In Jita 4-4, as the day neared its end, a number of exhausted capsuleers met in a clubhouse owned and operated by Shadow Fleet. The venue was built in what was originally a corporate office space rented by the loosely affiliated lowsec pirate coalition to serve as a gathering space.
“ … so I’m trying to give my techs time to repair the guns, right? And the repper too, cuz this man switched fire to somebody else … damned if I know who, right?” a Vherokior capsuleer named Telki Hiri. “And then … boom! Four others all started pouring fire into me. Like, geez! So I tried to get the crews to work faster, right? And the repper is finally fixed, just as they start digging into my hull, right? So I cycle it and I start firing back. And I get one … two … three reps in! And boom! They punch through my structure, so my pod ejects itself. And yeah, that’s how I went out.”
Another capsuleer halfway across the room raised her glass in a toast and called, “Hey Taylor! How’s it feel? Being bested!”

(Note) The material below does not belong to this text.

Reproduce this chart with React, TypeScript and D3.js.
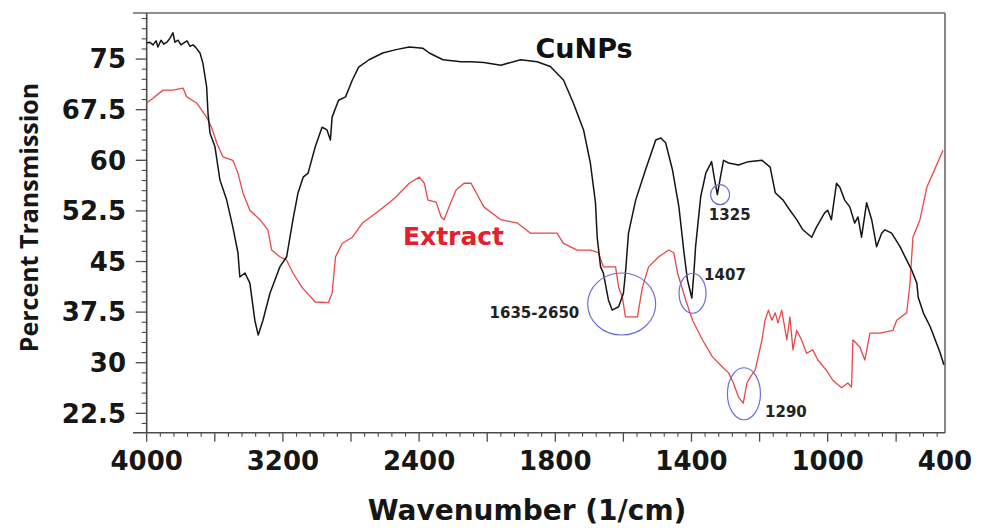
import React from 'react';
import * as d3 from 'd3';

// ---- Data ----
const xTickLabels = [4000, 3200, 2400, 1800, 1400, 1000, 400];
const xMajorTicks = [4000, 3600, 3200, 2800, 2400, 2100, 1800, 1600, 1400, 1200, 1000, 650];
const yTickValues = [22.5, 30, 37.5, 45, 52.5, 60, 67.5, 75];

const cunpsWn = [
  4000, 3981, 3963, 3945, 3934, 3916, 3899, 3881, 3863, 3846,
  3834, 3816, 3799, 3781, 3763, 3746, 3728, 3711, 3687, 3670,
  3648, 3640, 3628, 3599, 3570, 3530, 3494, 3464, 3453, 3423,
  3394, 3365, 3345, 3317, 3276, 3218, 3178, 3141, 3111, 3081,
  3052, 3010, 2970, 2941, 2921, 2911, 2873, 2832, 2792, 2755,
  2694, 2614, 2535, 2458, 2383, 2355, 2295, 2215, 2171, 2115,
  2040, 1953, 1880, 1822, 1776, 1747, 1717, 1697, 1682, 1677,
  1667, 1659, 1644, 1633, 1614, 1600, 1594, 1585, 1564, 1535,
  1505, 1490, 1476, 1456, 1437, 1422, 1412, 1399, 1393, 1388,
  1373, 1358, 1341, 1332, 1324, 1315, 1306, 1291, 1262, 1233,
  1193, 1169, 1154, 1131, 1111, 1091, 1073, 1047, 1033, 1009,
  1000, 981, 955, 938, 913, 887, 862, 845, 827, 801,
  775, 750, 724, 707, 673, 630, 596, 570, 544, 537,
  511, 475, 424, 406,
];
const cunpsT = [
  77.4, 77.5, 77.1, 77.7, 76.8, 77.8, 77.2, 77.5, 78.1, 78.9,
  77.5, 77.8, 77.1, 77.4, 77.7, 76.9, 77.1, 76.7, 75.9, 74.4,
  70.9, 67.0, 64.0, 62.0, 57.1, 54.1, 50.1, 46.3, 42.7, 43.3,
  41.8, 36.3, 34.1, 36.3, 40.3, 44.2, 45.7, 51.2, 55.2, 57.5,
  58.1, 62.0, 64.9, 64.5, 63.0, 66.4, 68.9, 69.4, 71.9, 73.8,
  74.9, 75.9, 76.4, 76.8, 76.6, 75.9, 74.9, 74.6, 74.6, 74.5,
  74.1, 74.9, 74.6, 73.9, 71.9, 68.5, 64.5, 59.6, 53.7, 48.6,
  44.2, 43.3, 39.3, 37.8, 38.3, 40.3, 43.3, 49.2, 54.1, 58.6,
  63.0, 63.3, 62.6, 58.6, 53.1, 46.3, 42.3, 39.6, 43.3, 47.2,
  54.6, 58.1, 59.8, 57.1, 54.9, 57.5, 60.0, 59.6, 59.3, 59.8,
  60.0, 59.0, 55.2, 54.1, 52.6, 51.2, 49.7, 48.6, 50.1, 52.2,
  52.6, 51.2, 56.6, 56.0, 54.1, 53.1, 50.7, 51.6, 48.6, 53.7,
  51.2, 47.2, 49.2, 49.7, 49.2, 47.2, 45.2, 43.7, 41.8, 39.7,
  37.4, 35.3, 31.4, 29.7,
];

const extractWn = [
  4000, 3963, 3904, 3846, 3787, 3765, 3707, 3648, 3619, 3589,
  3552, 3494, 3464, 3435, 3394, 3335, 3288, 3266, 3218, 3178,
  3141, 3089, 3010, 2933, 2911, 2891, 2851, 2792, 2733, 2653,
  2576, 2535, 2458, 2399, 2377, 2361, 2325, 2303, 2290, 2268,
  2237, 2202, 2171, 2115, 2040, 1967, 1909, 1852, 1795, 1776,
  1736, 1697, 1673, 1659, 1623, 1614, 1603, 1594, 1559, 1544,
  1526, 1496, 1467, 1452, 1441, 1417, 1397, 1368, 1339, 1310,
  1291, 1277, 1262, 1248, 1237, 1227, 1213, 1193, 1184, 1174,
  1164, 1154, 1146, 1135, 1120, 1111, 1102, 1091, 1077, 1062,
  1044, 1029, 1004, 974, 929, 897, 878, 871, 835, 810,
  784, 733, 666, 647, 596, 579, 564, 528, 493, 461,
  410,
];
const extractT = [
  68.5, 69.2, 70.4, 70.4, 70.7, 69.4, 68.5, 66.4, 64.9, 62.6,
  60.5, 60.0, 58.1, 55.2, 52.6, 51.2, 49.7, 46.7, 45.7, 45.2,
  43.3, 41.2, 39.0, 38.9, 40.3, 45.7, 47.7, 48.6, 50.7, 52.2,
  53.7, 54.6, 56.6, 57.5, 56.6, 54.1, 53.8, 51.6, 51.2, 53.1,
  55.6, 56.6, 56.6, 53.1, 51.2, 50.7, 49.2, 49.2, 49.2, 47.7,
  46.7, 46.7, 46.3, 44.2, 44.2, 41.2, 39.7, 36.8, 36.8, 41.2,
  44.2, 45.7, 46.7, 46.3, 43.3, 39.3, 36.3, 33.4, 30.9, 29.4,
  28.5, 27.0, 24.9, 24.0, 27.0, 27.9, 28.9, 33.4, 36.3, 37.8,
  36.3, 37.4, 35.9, 37.8, 33.4, 36.8, 31.9, 34.8, 33.4, 31.4,
  31.9, 30.4, 28.9, 27.4, 26.3, 27.0, 26.4, 33.4, 32.3, 30.4,
  34.4, 34.4, 34.8, 36.3, 37.4, 41.8, 48.6, 51.2, 56.0, 58.1,
  61.5,
];

const annoLabels = [
  { text: '1635-2650', wn: 1892, t: 36.6, anchor: 'middle' },
  { text: '1407', wn: 1363, t: 42.3, anchor: 'start' },
  { text: '1325', wn: 1349, t: 51.2, anchor: 'start' },
  { text: '1290', wn: 1184, t: 22.0, anchor: 'start' },
];
const annoEllipses = [
  { wn: 1605, t: 38.7, rx: 34, ry: 31 },
  { wn: 1397, t: 40.3, rx: 13.5, ry: 20 },
  { wn: 1316, t: 54.9, rx: 9.5, ry: 10 },
  { wn: 1246, t: 25.4, rx: 16.5, ry: 26 },
];
const seriesLabels = [
  { text: 'CuNPs', wn: 1887, t: 75.2, color: '#111111' },
  { text: 'Extract', wn: 2495, t: 47.45, color: '#e3202b' },
];

export default function App() {
  const W = 981;
  const H = 528;
  const left = 146.7, right = 945, top = 13, bottom = 432.7;

  const x = d3
    .scaleLinear()
    .domain(xTickLabels)
    .range([146.7, 282.9, 419.1, 555.3, 691.5, 827.7, 945]);
  const y = d3.scaleLinear().domain([19.63, 81.83]).range([bottom, top]);

  const xMinor: number[] = [];
  for (let i = 0; i < xMajorTicks.length - 1; i++) {
    const step = (xMajorTicks[i + 1] - xMajorTicks[i]) / 5;
    for (let k = 1; k < 5; k++) xMinor.push(xMajorTicks[i] + step * k);
  }
  {
    const n = xMajorTicks.length;
    const step = (xMajorTicks[n - 1] - xMajorTicks[n - 2]) / 5;
    for (let v = xMajorTicks[n - 1] + step; v > 400; v += step) xMinor.push(v);
  }
  const yMinor = d3
    .range(21, 81.8, 1.5)
    .filter((v) => Math.abs(((v - 22.5) / 7.5) - Math.round((v - 22.5) / 7.5)) > 1e-6);

  const line = d3
    .line<[number, number]>()
    .x((d) => x(d[0]))
    .y((d) => y(d[1]));

  const cunps: [number, number][] = cunpsWn.map((w, i) => [w, cunpsT[i]]);
  const extract: [number, number][] = extractWn.map((w, i) => [w, extractT[i]]);

  const axisColor = '#4a4a4a';
  const boldFont = "'DejaVu Sans', Verdana, sans-serif";

  return (
    <svg
      width={W}
      height={H}
      style={{ position: 'absolute', left: 0, top: 0, background: '#ffffff' }}
    >
      <rect x={0} y={0} width={W} height={H} fill="#ffffff" />
      {/* frame */}
      <line x1={133} x2={right} y1={top} y2={top} stroke="#6a6a6a" strokeWidth={1.6} />
      <line x1={right} x2={right} y1={top} y2={bottom} stroke="#6a6a6a" strokeWidth={1.6} />
      <line x1={left} x2={left} y1={top} y2={bottom} stroke={axisColor} strokeWidth={1.6} />
      <line x1={133} x2={right} y1={bottom} y2={bottom} stroke={axisColor} strokeWidth={1.6} />

      {/* y ticks */}
      {yTickValues.map((v) => (
        <line key={'ym' + v} x1={left - 11} x2={left} y1={y(v)} y2={y(v)} stroke={axisColor} strokeWidth={1.3} />
      ))}
      {yMinor.map((v) => (
        <line key={'yn' + v} x1={left - 5} x2={left} y1={y(v)} y2={y(v)} stroke={axisColor} strokeWidth={1.1} />
      ))}
      {yTickValues.map((v) => (
        <text
          key={'yl' + v}
          x={126}
          y={y(v)}
          dy="0.36em"
          textAnchor="end"
          fontFamily={boldFont}
          fontWeight="bold"
          fontSize={26}
          fill="#161616"
        >
          {v}
        </text>
      ))}

      {/* x ticks */}
      {xMajorTicks.map((v) => (
        <line key={'xm' + v} x1={x(v)} x2={x(v)} y1={bottom} y2={bottom + 9} stroke={axisColor} strokeWidth={1.3} />
      ))}
      {xMinor.map((v, i) => (
        <line key={'xn' + i} x1={x(v)} x2={x(v)} y1={bottom} y2={bottom + 4} stroke={axisColor} strokeWidth={1.1} />
      ))}
      {xTickLabels.map((v) => (
        <text
          key={'xl' + v}
          x={x(v)}
          y={470}
          textAnchor="middle"
          fontFamily={boldFont}
          fontWeight="bold"
          fontSize={26}
          fill="#161616"
        >
          {v}
        </text>
      ))}

      {/* axis titles */}
      <text
        transform={`translate(38, 217.5) rotate(-90)`}
        textAnchor="middle"
        fontFamily="'Open Sans', sans-serif"
        fontWeight="bold"
        fontSize={25}
        fill="#161616"
      >
        Percent Transmission
      </text>
      <text
        x={527}
        y={520}
        textAnchor="middle"
        fontFamily={boldFont}
        fontWeight="bold"
        fontSize={28}
        fill="#161616"
      >
        Wavenumber (1/cm)
      </text>

      {/* series */}
      <path d={line(extract) || ''} fill="none" stroke="#e8474b" strokeWidth={1.3} strokeLinejoin="round" />
      <path d={line(cunps) || ''} fill="none" stroke="#141414" strokeWidth={1.5} strokeLinejoin="round" />

      {/* annotations */}
      {annoEllipses.map((e, i) => (
        <ellipse
          key={'ae' + i}
          cx={x(e.wn)}
          cy={y(e.t)}
          rx={e.rx}
          ry={e.ry}
          fill="none"
          stroke="#6c6ce0"
          strokeWidth={1.2}
        />
      ))}
      {annoLabels.map((a, i) => (
        <text
          key={'al' + i}
          x={x(a.wn)}
          y={y(a.t)}
          textAnchor={a.anchor}
          fontFamily={boldFont}
          fontWeight="bold"
          fontSize={15}
          fill="#222222"
        >
          {a.text}
        </text>
      ))}
      {seriesLabels.map((s, i) => (
        <text
          key={'sl' + i}
          x={x(s.wn)}
          y={y(s.t)}
          fontFamily={boldFont}
          fontWeight="bold"
          fontSize={i === 0 ? 27 : 25}
          fill={s.color}
        >
          {s.text}
        </text>
      ))}
    </svg>
  );
}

Taylor took a sip of Sarpati wine before turning to the Jin-Mei. “Look, June. You beat me. Once. Enjoy it, let it sink in, then fuck off. I’ll get you back in two months.”
“C’mon! Lose the attitude. I got a Daredevil, fully fit with black market upgrades. Plus some extra ISK. How about you?”
“A cerebral accelerator worth a billion kredits for doing a teeny little bit of damage on Chino’s ship. … “
“A billion for scratching the shielding of a cruiser? Really? Come on!” another capsuleer interjected. “Astro’s got too much money. Geez.”
“Well, remember the charity event? 50,000 of those chips of quantum entangled helium were sent to charity. And billions more kredits were put into raffle prizes, remember?” Taylor replied. “Anyways, cerebral accelerator. Billion ISK. Not bad. Probably worth more than your thing.”
June turned away in mock disgust. “What about you, Ody? You get that skill injector yet?”
“No,” Odysseus chuckled. “I think Astro is swamped with paperwork. The brokers must be making bank off of him. All those contracts he makes. Those charity contracts a few months ago? Remember those? Like … I dunno, 25? Even more, maybe? Eh … i’ll get it within a few days.”
The capsuleers around him guffawed with laughter. Very few, if any, stopped to think about the crewmen who had lost their lives in the events of the day, and those that they had stranded in the middle of lawless space. Within a few days, most would have forgotten about them. Written them off. The simple cost of capsuleer life.